Mas ao mesmo tempo, todo esse caldeirão de coisas favorece a banalidade, a mesmice, muita gente fazendo a mesma coisa.
Pra criatividade sempre vai haver espaço. Agora, você tem que ir com lupa porque não é em todo lugar que você encontra grandes trabalhos, porque eles realmente estão por aí e não há muitos canais. Apesar da existência de diversas ferramentas multimídia, da convergência, ainda estamos dominados por uma mídia velha. O modelo antigo é que dita tudo, para onde vão as modas.

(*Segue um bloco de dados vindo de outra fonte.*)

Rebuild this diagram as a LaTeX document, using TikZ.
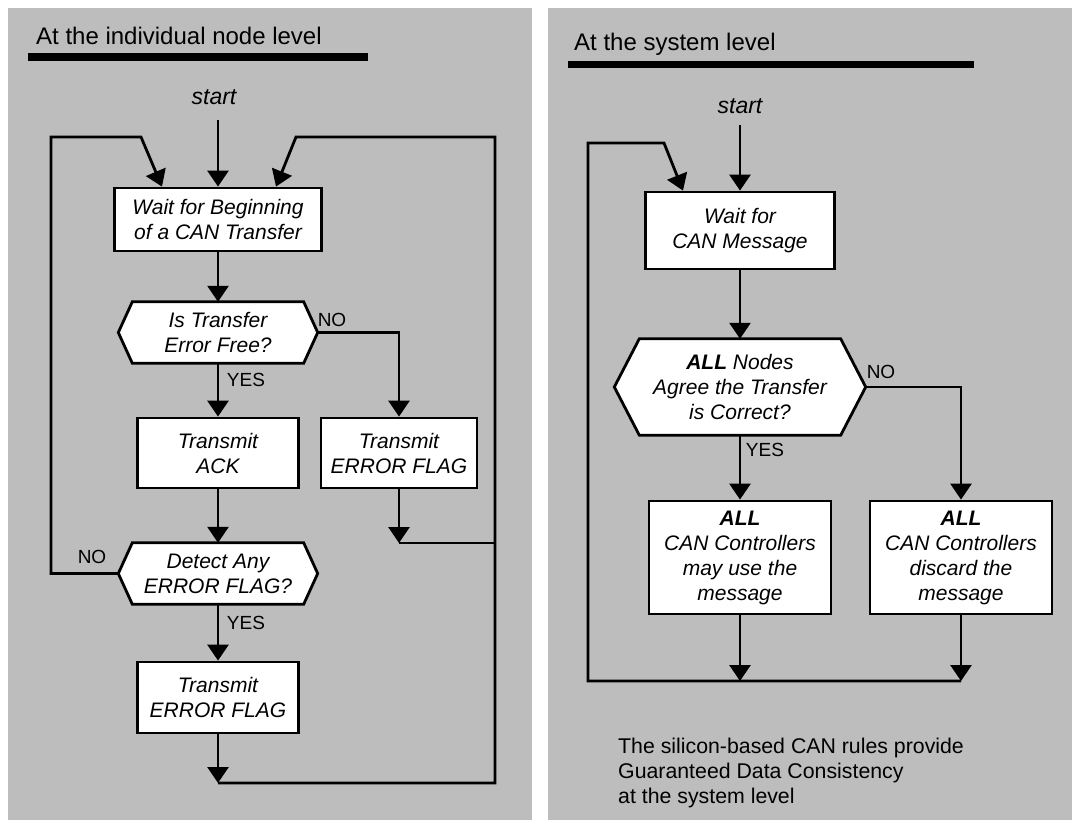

 EF e Gilberto Braz, trocando ideias na Casa de Farinha, S. Miguel (foto de Francisco Xavier)
 
Faz tempo

Faz tempo que eu penso em não publicar um livro.
Porque o que me motiva a escrever é o ato em si,
A busca pela Palavra precisa e vaga
Clara e reta, turva ou curva, tímida e ousada,
Rude às vezes, singela noutras situações.
O que me motiva é achar o tom, a sonoridade delas
E combinar sons e tema e brincar de compor com o poema.
Os fonemas são meus irmãos, cada sílaba que eu bebo
Cada palavra que trago não as trago por acaso:
Elas me escolheram, me acolheram em seu canto generoso
Dessa generosidade que só se encontra mesmo em Deus
E que me faz pensar que eu que as escolho,
Eu é que as acolho, na tola e doce presunção
De que o poema é meu.


diet-Éticas: etilicas sem dialéticas

O medo não mata barata
e o pavor dela era vapor
na nau catarineta e na internete.

Condenados eu e ele
passamos de reis a réus
pela simples troca de um i por um u
de um eu por um ai

Ela subiu na cadeira e gritou
"Abaixo o Mensalão e Viva a Revolução!"

Nos tribunais de Vossa Excelência
histeria ou história é coisa
que se dá pela absoluta troca de um e por um ó.